--- Begin INPUT MATERIAL ---

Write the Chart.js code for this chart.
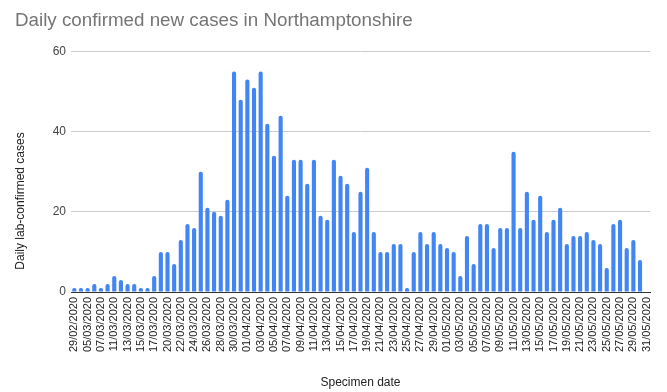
<!DOCTYPE html>
<html>
<head>
<meta charset="utf-8">
<script src="https://cdn.jsdelivr.net/npm/chart.js@4/dist/chart.umd.min.js"></script>
<style>
  html, body { margin: 0; padding: 0; background: #fff; }
  #wrap { width: 667px; height: 392px; }
</style>
</head>
<body>
<div id="wrap"><canvas id="cases-chart" width="667" height="392"></canvas></div>
<script>
// ── 데이터 ──────────────────────────────────────────────────────────────
const dates = [
  '29/02/2020', '03/03/2020', '05/03/2020', '06/03/2020', '07/03/2020', '10/03/2020',
  '11/03/2020', '12/03/2020', '13/03/2020', '14/03/2020', '15/03/2020', '16/03/2020',
  '17/03/2020', '19/03/2020', '20/03/2020', '21/03/2020', '22/03/2020', '23/03/2020',
  '24/03/2020', '25/03/2020', '26/03/2020', '27/03/2020', '28/03/2020', '29/03/2020',
  '30/03/2020', '31/03/2020', '01/04/2020', '02/04/2020', '03/04/2020', '04/04/2020',
  '05/04/2020', '06/04/2020', '07/04/2020', '08/04/2020', '09/04/2020', '10/04/2020',
  '11/04/2020', '12/04/2020', '13/04/2020', '14/04/2020', '15/04/2020', '16/04/2020',
  '17/04/2020', '18/04/2020', '19/04/2020', '20/04/2020', '21/04/2020', '22/04/2020',
  '23/04/2020', '24/04/2020', '25/04/2020', '26/04/2020', '27/04/2020', '28/04/2020',
  '29/04/2020', '30/04/2020', '01/05/2020', '02/05/2020', '03/05/2020', '04/05/2020',
  '05/05/2020', '06/05/2020', '07/05/2020', '08/05/2020', '09/05/2020', '10/05/2020',
  '11/05/2020', '12/05/2020', '13/05/2020', '14/05/2020', '15/05/2020', '16/05/2020',
  '17/05/2020', '18/05/2020', '19/05/2020', '20/05/2020', '21/05/2020', '22/05/2020',
  '23/05/2020', '24/05/2020', '25/05/2020', '26/05/2020', '27/05/2020', '28/05/2020',
  '29/05/2020', '30/05/2020', '31/05/2020'
];

// 31/05 은 아직 값 없음 (막대 없음)
const dailyCases = [
  1, 1, 1, 2, 1, 2, 4, 3, 2, 2, 1, 1, 4, 10, 10, 7, 13, 17, 16, 30,
  21, 20, 19, 23, 55, 48, 53, 51, 55, 42, 34, 44, 24, 33, 33, 27, 33, 19, 18, 33,
  29, 27, 15, 25, 31, 15, 10, 10, 12, 12, 1, 10, 15, 12, 15, 12, 11, 10, 4, 14,
  7, 17, 17, 11, 16, 16, 35, 16, 25, 18, 24, 15, 18, 21, 12, 14, 14, 15, 13, 12,
  6, 17, 18, 11, 13, 8, null
];

const yTicks = [0, 20, 40, 60];

// ── 차트 ────────────────────────────────────────────────────────────────
const FONT = 'Arial, "Liberation Sans", sans-serif';

// y축 제목: 시트 차트처럼 전체 높이 기준으로 가운데
const yTitlePlugin = {
  id: 'yTitle',
  afterDraw(chart) {
    const ctx = chart.ctx;
    ctx.save();
    ctx.translate(21, 201);
    ctx.rotate(-Math.PI / 2);
    ctx.font = '12px ' + FONT;
    ctx.fillStyle = '#222';
    ctx.textAlign = 'center';
    ctx.textBaseline = 'middle';
    ctx.fillText('Daily lab-confirmed cases', 0, 0);
    ctx.restore();
  }
};

new Chart(document.getElementById('cases-chart'), {
  type: 'bar',
  data: {
    labels: dates,
    datasets: [{
      label: 'Daily lab-confirmed cases',
      data: dailyCases,
      backgroundColor: '#4285f4',
      barPercentage: 0.62,
      categoryPercentage: 1,
      borderRadius: 2
    }]
  },
  plugins: [yTitlePlugin],
  options: {
    responsive: false,
    animation: false,
    layout: { padding: { top: 9, left: 15, right: 17, bottom: 0 } },
    plugins: {
      legend: { display: false },
      tooltip: { enabled: false },
      title: {
        display: true,
        text: 'Daily confirmed new cases in Northamptonshire',
        align: 'start',
        color: '#757575',
        font: { family: FONT, size: 18.8, weight: 'normal' },
        padding: { top: 1, bottom: 19 }
      }
    },
    scales: {
      x: {
        grid: { display: false, drawTicks: false },
        border: { color: '#333' },
        ticks: {
          autoSkip: false,
          minRotation: 90,
          maxRotation: 90,
          padding: 5,
          color: '#222',
          font: { family: FONT, size: 11 },
          callback: (v, i) => (i % 2 === 0 ? dates[i] : '')
        },
        title: {
          display: true,
          text: 'Specimen date',
          color: '#222',
          font: { family: FONT, size: 12 },
          padding: { top: 4, bottom: 2 }
        },
        afterFit: (s) => { s.height = 100; }
      },
      y: {
        min: 0,
        max: 60,
        afterBuildTicks: (s) => { s.ticks = yTicks.map(v => ({ value: v })); },
        grid: {
          drawTicks: false,
          color: (c) => (c.tick && c.tick.value === 0 ? '#333' : '#cccccc')
        },
        border: { display: false },
        ticks: {
          padding: 5,
          color: '#444',
          font: { family: FONT, size: 12 }
        },
        afterFit: (s) => { s.width = 56; }
      }
    }
  }
});
</script>
</body>
</html>
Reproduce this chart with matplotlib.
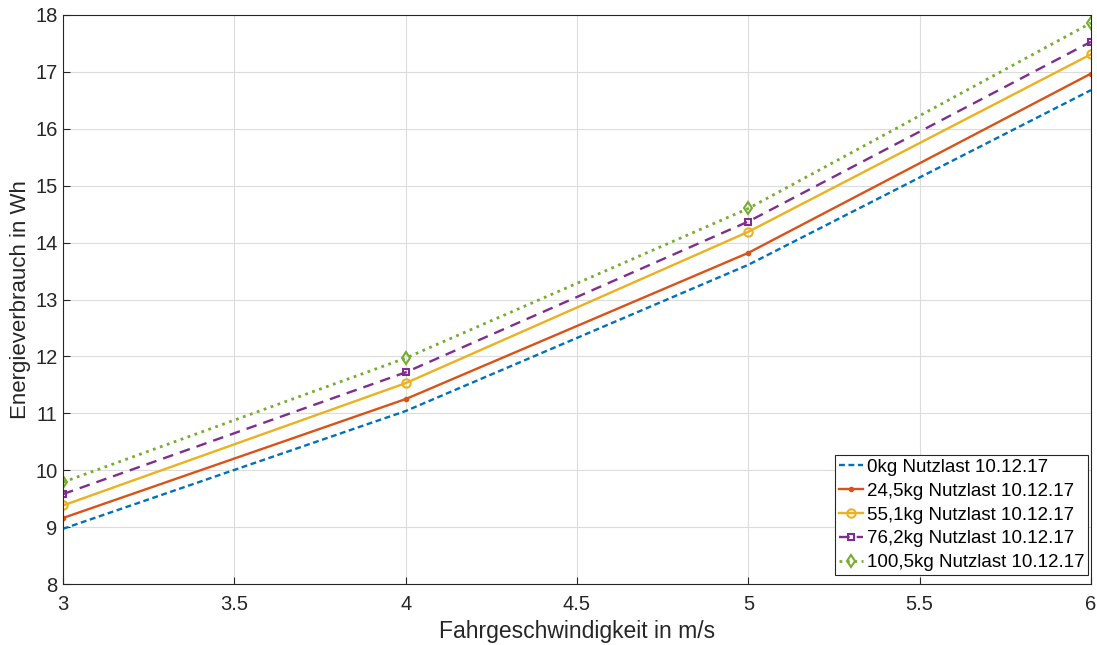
import matplotlib.pyplot as plt

# Energy consumption vs speed, per payload
speed = [3, 4, 5, 6]
e_0 = [8.97, 11.04, 13.61, 16.68]
e_245 = [9.16, 11.25, 13.82, 16.97]
e_551 = [9.38, 11.53, 14.19, 17.31]
e_762 = [9.58, 11.72, 14.37, 17.53]
e_1005 = [9.79, 11.97, 14.60, 17.86]
labels = ['0kg Nutzlast 10.12.17', '24,5kg Nutzlast 10.12.17', '55,1kg Nutzlast 10.12.17',
          '76,2kg Nutzlast 10.12.17', '100,5kg Nutzlast 10.12.17']

plt.rcParams['font.family'] = ['Liberation Sans', 'DejaVu Sans']

fig = plt.figure(figsize=(10.97, 6.45), dpi=100)
ax = fig.add_axes([63/1097, 1 - 584/645, (1091-63)/1097, (584-15)/645])

ax.plot(speed, e_0, '--', color='#0072BD', lw=1.7, dashes=(2.5, 1.5), label=labels[0])
ax.plot(speed, e_245, '-', color='#D95319', lw=1.7, marker='.', ms=6, label=labels[1])
ax.plot(speed, e_551, '-', color='#EDB120', lw=1.7, marker='o', ms=6, mfc='none', mew=1.5, label=labels[2])
ax.plot(speed, e_762, '--', color='#7E2F8E', lw=1.7, dashes=(4.5, 3), marker='s', ms=5, mfc='none', mew=1.5, label=labels[3])
ax.plot(speed, e_1005, ':', color='#77AC30', lw=2, marker='d', ms=6.5, mfc='none', mew=1.5, label=labels[4])

ax.set_xlim(3, 6)
ax.set_ylim(8, 18)
ax.set_xticks([3, 3.5, 4, 4.5, 5, 5.5, 6])
ax.set_xticklabels(['3', '3.5', '4', '4.5', '5', '5.5', '6'])
ax.set_yticks(range(8, 19))
ax.grid(True, color='#dcdcdc', lw=0.8)
ax.set_axisbelow(True)
ax.tick_params(direction='in', labelsize=14.5, length=5, color='#262626', labelcolor='#262626')
ax.tick_params(axis='y', pad=4)
ax.tick_params(axis='x', pad=8)
for s in ax.spines.values():
    s.set_color('#262626')
    s.set_linewidth(0.8)

ax.set_xlabel('Fahrgeschwindigkeit in m/s', fontsize=16.5, color='#262626', labelpad=4)
ax.set_ylabel('Energieverbrauch in Wh', fontsize=16, color='#262626', labelpad=3)

leg = ax.legend(loc='lower right', bbox_to_anchor=(1088/1097, 1 - 575/645), bbox_transform=fig.transFigure,
                fontsize=13.5, fancybox=False, framealpha=1, edgecolor='#262626',
                borderpad=0.2, labelspacing=0.36, handlelength=1.3, handletextpad=0.2,
                borderaxespad=0)
leg.get_frame().set_linewidth(0.8)

fig.savefig('out.png', dpi=100)
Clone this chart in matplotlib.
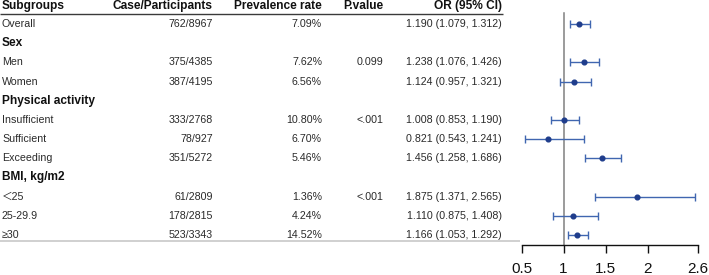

--- End INPUT MATERIAL ---

* _WHAT IS NEEDED_
What's needed is an exact copy of the lines above from the one with "Reproduce this chart with matplotlib." through the one with "import matplotlib.pyplot as plt", both included; the pictures stay out.

* _ANSWER TO THE TASK_
Reproduce this chart with matplotlib.
import matplotlib.pyplot as plt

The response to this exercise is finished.